Quote, without change, all of the lines that follow.

-- Begin --

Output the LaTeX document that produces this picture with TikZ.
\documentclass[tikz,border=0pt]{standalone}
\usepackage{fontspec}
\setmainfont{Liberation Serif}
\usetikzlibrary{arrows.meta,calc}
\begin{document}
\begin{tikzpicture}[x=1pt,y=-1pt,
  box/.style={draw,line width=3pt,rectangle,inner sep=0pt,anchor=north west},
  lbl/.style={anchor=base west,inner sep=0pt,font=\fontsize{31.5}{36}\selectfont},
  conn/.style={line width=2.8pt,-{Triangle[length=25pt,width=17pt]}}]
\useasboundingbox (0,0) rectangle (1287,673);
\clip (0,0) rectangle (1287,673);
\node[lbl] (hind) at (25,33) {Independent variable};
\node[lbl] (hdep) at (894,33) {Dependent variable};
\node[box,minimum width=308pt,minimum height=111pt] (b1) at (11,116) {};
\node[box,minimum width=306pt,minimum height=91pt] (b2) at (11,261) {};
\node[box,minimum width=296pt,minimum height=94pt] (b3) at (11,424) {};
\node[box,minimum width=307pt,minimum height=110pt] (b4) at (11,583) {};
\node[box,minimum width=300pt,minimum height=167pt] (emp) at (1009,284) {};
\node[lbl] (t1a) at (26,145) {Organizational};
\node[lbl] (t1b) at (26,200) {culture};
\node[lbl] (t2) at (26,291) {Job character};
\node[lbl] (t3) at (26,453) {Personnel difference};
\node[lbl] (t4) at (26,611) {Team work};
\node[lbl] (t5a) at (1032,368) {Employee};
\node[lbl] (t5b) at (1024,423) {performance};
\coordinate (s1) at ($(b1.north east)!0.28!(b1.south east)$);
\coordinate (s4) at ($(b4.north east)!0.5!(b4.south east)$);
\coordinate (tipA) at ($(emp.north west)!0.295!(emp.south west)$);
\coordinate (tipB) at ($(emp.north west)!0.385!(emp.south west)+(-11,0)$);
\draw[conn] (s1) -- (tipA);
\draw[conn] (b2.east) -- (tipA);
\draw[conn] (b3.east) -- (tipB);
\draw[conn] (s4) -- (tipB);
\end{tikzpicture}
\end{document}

-- End --

▶ **TASK RESPONSE**:
Output the LaTeX document that produces this picture with TikZ.
\documentclass[tikz,border=0pt]{standalone}
\usepackage{fontspec}
\setmainfont{Liberation Serif}
\usetikzlibrary{arrows.meta,calc}
\begin{document}
\begin{tikzpicture}[x=1pt,y=-1pt,
  box/.style={draw,line width=3pt,rectangle,inner sep=0pt,anchor=north west},
  lbl/.style={anchor=base west,inner sep=0pt,font=\fontsize{31.5}{36}\selectfont},
  conn/.style={line width=2.8pt,-{Triangle[length=25pt,width=17pt]}}]
\useasboundingbox (0,0) rectangle (1287,673);
\clip (0,0) rectangle (1287,673);
\node[lbl] (hind) at (25,33) {Independent variable};
\node[lbl] (hdep) at (894,33) {Dependent variable};
\node[box,minimum width=308pt,minimum height=111pt] (b1) at (11,116) {};
\node[box,minimum width=306pt,minimum height=91pt] (b2) at (11,261) {};
\node[box,minimum width=296pt,minimum height=94pt] (b3) at (11,424) {};
\node[box,minimum width=307pt,minimum height=110pt] (b4) at (11,583) {};
\node[box,minimum width=300pt,minimum height=167pt] (emp) at (1009,284) {};
\node[lbl] (t1a) at (26,145) {Organizational};
\node[lbl] (t1b) at (26,200) {culture};
\node[lbl] (t2) at (26,291) {Job character};
\node[lbl] (t3) at (26,453) {Personnel difference};
\node[lbl] (t4) at (26,611) {Team work};
\node[lbl] (t5a) at (1032,368) {Employee};
\node[lbl] (t5b) at (1024,423) {performance};
\coordinate (s1) at ($(b1.north east)!0.28!(b1.south east)$);
\coordinate (s4) at ($(b4.north east)!0.5!(b4.south east)$);
\coordinate (tipA) at ($(emp.north west)!0.295!(emp.south west)$);
\coordinate (tipB) at ($(emp.north west)!0.385!(emp.south west)+(-11,0)$);
\draw[conn] (s1) -- (tipA);
\draw[conn] (b2.east) -- (tipA);
\draw[conn] (b3.east) -- (tipB);
\draw[conn] (s4) -- (tipB);
\end{tikzpicture}
\end{document}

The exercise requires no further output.